Identify each line containing the word "chart" and copy it.
**** TASK INPUT
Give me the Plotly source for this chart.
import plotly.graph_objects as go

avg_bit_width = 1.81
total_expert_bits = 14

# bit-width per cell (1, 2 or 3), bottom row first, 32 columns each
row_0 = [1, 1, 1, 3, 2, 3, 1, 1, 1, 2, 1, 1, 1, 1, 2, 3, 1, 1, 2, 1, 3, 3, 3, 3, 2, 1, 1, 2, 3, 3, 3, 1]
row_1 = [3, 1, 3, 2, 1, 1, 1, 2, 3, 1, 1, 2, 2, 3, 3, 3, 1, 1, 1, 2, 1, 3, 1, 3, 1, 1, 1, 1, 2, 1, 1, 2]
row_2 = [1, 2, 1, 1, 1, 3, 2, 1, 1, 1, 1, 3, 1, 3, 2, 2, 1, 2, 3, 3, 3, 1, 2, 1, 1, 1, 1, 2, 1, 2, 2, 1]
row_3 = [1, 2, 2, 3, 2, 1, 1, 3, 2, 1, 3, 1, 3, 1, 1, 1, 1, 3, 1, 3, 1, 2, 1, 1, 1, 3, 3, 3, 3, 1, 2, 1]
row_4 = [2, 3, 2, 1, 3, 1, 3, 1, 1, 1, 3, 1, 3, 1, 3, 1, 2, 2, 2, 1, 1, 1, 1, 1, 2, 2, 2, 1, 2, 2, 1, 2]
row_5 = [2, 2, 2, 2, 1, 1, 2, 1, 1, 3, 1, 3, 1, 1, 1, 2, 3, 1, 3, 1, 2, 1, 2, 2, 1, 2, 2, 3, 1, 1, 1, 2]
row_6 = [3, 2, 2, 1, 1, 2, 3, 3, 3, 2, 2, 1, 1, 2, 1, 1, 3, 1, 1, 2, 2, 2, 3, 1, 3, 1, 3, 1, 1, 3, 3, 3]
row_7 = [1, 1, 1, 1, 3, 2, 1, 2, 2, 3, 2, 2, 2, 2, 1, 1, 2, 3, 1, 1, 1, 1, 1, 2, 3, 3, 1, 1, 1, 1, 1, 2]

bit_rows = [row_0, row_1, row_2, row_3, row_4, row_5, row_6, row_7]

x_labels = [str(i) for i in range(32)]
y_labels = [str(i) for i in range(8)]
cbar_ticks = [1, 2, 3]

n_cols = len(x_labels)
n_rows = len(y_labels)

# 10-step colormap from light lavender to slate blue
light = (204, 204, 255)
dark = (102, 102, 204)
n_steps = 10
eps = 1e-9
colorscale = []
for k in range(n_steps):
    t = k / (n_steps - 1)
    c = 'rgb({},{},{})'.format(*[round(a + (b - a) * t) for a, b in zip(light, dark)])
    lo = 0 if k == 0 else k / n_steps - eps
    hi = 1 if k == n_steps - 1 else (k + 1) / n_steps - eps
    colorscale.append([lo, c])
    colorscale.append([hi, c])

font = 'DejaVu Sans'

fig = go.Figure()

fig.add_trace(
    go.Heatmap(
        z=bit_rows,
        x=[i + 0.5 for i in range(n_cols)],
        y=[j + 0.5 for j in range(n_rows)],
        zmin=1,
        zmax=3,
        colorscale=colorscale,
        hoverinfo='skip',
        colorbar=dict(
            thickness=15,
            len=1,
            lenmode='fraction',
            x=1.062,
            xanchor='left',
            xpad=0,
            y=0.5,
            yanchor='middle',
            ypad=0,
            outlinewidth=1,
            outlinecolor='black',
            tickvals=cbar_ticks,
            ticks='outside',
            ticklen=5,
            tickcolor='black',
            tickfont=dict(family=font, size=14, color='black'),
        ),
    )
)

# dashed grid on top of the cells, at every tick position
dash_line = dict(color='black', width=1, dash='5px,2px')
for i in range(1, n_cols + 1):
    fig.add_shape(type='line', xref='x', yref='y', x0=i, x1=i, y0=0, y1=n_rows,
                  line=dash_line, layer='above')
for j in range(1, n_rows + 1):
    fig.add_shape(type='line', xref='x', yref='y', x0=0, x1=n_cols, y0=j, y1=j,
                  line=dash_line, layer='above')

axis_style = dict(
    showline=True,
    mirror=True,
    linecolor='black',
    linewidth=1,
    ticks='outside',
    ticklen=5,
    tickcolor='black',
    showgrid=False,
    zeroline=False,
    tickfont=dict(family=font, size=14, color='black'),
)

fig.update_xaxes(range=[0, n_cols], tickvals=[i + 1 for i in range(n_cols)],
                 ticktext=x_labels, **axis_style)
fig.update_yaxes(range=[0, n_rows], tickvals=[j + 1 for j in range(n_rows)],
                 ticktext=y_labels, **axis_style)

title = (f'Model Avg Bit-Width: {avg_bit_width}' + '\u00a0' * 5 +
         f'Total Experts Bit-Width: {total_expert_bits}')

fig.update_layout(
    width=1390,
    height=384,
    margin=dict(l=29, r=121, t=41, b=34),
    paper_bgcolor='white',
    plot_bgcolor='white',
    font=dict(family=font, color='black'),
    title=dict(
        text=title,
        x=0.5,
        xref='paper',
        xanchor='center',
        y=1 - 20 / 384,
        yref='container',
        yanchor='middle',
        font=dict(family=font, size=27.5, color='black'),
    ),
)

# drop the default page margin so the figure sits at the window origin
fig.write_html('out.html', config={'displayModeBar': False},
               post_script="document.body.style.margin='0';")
********
**** TASK INPUT
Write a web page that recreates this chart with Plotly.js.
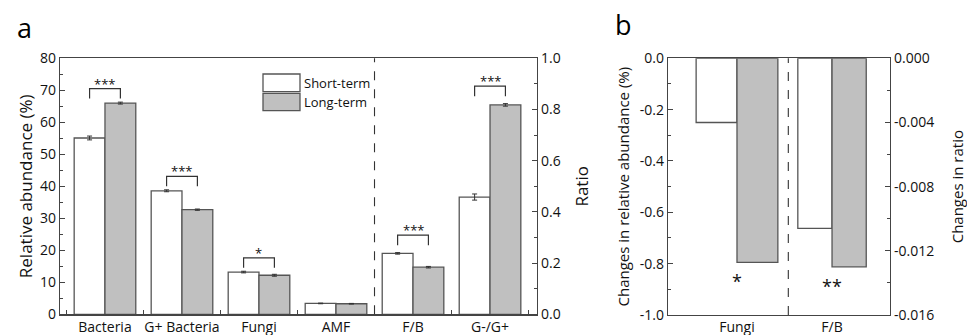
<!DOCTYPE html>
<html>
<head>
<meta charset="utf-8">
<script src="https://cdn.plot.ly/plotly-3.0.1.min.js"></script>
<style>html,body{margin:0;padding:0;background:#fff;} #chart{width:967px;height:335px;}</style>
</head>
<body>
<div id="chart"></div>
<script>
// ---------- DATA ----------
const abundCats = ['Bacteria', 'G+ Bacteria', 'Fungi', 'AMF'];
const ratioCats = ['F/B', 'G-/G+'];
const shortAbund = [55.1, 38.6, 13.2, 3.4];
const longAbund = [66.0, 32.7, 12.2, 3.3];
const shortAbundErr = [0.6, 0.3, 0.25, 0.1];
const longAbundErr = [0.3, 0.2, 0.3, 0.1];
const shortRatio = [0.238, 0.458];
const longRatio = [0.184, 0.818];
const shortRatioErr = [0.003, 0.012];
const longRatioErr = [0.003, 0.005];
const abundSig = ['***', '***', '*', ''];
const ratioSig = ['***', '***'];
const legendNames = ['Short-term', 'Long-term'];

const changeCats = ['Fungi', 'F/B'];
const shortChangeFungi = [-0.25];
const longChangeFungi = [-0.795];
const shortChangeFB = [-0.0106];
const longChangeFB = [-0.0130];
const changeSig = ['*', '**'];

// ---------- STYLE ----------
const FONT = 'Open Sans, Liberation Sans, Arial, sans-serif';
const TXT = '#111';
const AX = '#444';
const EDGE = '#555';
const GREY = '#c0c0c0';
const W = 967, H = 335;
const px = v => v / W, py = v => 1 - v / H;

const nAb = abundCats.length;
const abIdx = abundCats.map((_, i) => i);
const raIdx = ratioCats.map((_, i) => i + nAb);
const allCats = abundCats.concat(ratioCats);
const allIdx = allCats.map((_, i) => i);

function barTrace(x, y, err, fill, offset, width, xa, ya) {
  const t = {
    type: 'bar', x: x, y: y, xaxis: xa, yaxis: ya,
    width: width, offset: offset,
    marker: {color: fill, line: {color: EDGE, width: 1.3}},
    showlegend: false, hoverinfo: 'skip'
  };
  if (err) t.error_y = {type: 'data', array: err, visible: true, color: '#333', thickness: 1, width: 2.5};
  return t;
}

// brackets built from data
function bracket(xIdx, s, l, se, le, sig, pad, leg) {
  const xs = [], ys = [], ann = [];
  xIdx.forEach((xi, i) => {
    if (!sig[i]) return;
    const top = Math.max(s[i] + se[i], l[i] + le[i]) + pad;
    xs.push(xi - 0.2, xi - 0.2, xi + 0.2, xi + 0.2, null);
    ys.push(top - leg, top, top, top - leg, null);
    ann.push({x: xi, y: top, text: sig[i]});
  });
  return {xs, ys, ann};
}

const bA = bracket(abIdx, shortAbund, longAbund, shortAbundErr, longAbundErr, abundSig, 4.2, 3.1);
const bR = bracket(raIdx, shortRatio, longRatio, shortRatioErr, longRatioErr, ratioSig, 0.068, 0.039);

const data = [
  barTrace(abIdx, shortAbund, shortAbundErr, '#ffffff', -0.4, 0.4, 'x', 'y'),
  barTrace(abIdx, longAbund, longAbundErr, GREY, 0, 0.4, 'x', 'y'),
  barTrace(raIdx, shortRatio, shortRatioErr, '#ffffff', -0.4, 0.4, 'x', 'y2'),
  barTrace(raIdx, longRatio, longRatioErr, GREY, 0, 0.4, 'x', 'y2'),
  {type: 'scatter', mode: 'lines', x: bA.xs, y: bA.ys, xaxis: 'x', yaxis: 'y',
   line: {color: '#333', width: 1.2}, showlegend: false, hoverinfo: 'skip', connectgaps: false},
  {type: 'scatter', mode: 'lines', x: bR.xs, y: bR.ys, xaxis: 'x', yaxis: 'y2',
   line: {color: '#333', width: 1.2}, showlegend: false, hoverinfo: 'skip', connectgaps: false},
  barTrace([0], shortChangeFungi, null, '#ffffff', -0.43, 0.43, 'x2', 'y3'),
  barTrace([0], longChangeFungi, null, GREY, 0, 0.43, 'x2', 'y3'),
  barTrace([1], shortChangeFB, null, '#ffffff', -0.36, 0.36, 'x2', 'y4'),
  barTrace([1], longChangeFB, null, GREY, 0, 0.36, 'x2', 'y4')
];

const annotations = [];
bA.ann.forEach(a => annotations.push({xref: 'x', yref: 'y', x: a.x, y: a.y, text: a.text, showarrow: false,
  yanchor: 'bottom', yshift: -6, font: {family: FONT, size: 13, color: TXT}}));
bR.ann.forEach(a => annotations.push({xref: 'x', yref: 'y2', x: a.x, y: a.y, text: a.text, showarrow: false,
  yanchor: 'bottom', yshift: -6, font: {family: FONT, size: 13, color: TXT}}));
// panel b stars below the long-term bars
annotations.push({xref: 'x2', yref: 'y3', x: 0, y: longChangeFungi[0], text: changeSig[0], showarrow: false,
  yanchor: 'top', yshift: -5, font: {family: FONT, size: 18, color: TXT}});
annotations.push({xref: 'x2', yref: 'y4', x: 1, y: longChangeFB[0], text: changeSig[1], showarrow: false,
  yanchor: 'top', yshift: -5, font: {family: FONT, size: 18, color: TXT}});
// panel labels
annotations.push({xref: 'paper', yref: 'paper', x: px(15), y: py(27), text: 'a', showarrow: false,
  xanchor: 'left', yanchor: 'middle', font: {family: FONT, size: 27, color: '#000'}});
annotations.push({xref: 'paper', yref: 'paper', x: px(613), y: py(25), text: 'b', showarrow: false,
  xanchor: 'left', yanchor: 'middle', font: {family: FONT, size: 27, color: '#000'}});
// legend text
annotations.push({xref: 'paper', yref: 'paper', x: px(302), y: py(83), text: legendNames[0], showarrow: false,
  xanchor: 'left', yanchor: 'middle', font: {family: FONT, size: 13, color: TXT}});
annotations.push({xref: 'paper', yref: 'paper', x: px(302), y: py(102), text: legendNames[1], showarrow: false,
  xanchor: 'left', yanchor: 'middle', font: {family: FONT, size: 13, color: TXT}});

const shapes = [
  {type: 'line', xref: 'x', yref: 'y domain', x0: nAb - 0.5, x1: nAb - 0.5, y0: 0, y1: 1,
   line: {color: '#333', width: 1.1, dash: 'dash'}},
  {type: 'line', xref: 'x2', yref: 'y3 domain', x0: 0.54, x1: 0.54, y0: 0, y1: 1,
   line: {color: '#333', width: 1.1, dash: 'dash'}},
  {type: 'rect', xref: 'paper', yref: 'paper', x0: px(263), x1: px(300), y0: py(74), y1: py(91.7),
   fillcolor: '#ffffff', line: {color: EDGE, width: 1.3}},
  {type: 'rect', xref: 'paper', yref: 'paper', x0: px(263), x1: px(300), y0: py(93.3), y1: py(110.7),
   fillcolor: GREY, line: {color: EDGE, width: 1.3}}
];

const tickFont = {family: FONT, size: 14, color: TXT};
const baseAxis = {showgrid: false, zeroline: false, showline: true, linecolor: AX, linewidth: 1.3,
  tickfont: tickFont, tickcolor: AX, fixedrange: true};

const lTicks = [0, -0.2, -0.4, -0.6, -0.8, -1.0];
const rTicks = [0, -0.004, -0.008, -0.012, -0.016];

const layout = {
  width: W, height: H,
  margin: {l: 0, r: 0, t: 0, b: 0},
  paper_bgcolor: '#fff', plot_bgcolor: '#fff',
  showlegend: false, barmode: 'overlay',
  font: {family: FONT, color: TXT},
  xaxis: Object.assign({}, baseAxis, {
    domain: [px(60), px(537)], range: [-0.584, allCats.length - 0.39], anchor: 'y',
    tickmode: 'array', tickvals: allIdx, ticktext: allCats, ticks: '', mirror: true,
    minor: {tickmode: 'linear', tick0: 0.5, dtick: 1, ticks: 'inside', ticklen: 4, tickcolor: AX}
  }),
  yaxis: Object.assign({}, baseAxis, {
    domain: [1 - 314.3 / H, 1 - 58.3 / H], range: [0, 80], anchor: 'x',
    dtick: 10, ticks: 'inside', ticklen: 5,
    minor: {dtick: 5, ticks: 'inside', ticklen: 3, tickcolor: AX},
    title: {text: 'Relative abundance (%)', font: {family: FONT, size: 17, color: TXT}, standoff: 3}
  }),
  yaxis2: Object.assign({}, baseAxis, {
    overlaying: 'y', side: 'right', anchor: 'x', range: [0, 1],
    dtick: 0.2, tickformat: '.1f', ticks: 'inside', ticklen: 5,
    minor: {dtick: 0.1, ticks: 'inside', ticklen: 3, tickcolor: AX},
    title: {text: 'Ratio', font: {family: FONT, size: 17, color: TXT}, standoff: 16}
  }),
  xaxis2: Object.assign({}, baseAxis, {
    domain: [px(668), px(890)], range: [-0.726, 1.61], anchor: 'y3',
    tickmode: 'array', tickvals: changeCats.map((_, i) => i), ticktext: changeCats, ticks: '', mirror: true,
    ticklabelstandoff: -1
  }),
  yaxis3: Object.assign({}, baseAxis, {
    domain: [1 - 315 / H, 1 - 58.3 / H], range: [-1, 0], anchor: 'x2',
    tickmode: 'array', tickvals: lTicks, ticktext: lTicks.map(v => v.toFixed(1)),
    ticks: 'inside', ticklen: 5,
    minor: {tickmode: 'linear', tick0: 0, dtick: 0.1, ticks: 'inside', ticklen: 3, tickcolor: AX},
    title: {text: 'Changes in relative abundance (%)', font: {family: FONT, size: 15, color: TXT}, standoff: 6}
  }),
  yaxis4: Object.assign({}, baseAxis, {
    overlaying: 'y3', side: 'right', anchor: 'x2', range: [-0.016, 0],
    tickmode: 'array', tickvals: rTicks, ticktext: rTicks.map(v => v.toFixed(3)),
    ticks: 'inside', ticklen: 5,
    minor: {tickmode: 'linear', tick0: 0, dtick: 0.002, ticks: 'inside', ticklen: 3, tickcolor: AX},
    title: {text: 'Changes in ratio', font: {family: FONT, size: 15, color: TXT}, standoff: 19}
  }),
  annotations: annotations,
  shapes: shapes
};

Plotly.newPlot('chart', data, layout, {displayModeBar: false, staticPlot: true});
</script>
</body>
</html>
********
SOLVED EXERCISE
Give me the Plotly source for this chart.
Write a web page that recreates this chart with Plotly.js.
<style>html,body{margin:0;padding:0;background:#fff;} #chart{width:967px;height:335px;}</style>
<div id="chart"></div>
Plotly.newPlot('chart', data, layout, {displayModeBar: false, staticPlot: true});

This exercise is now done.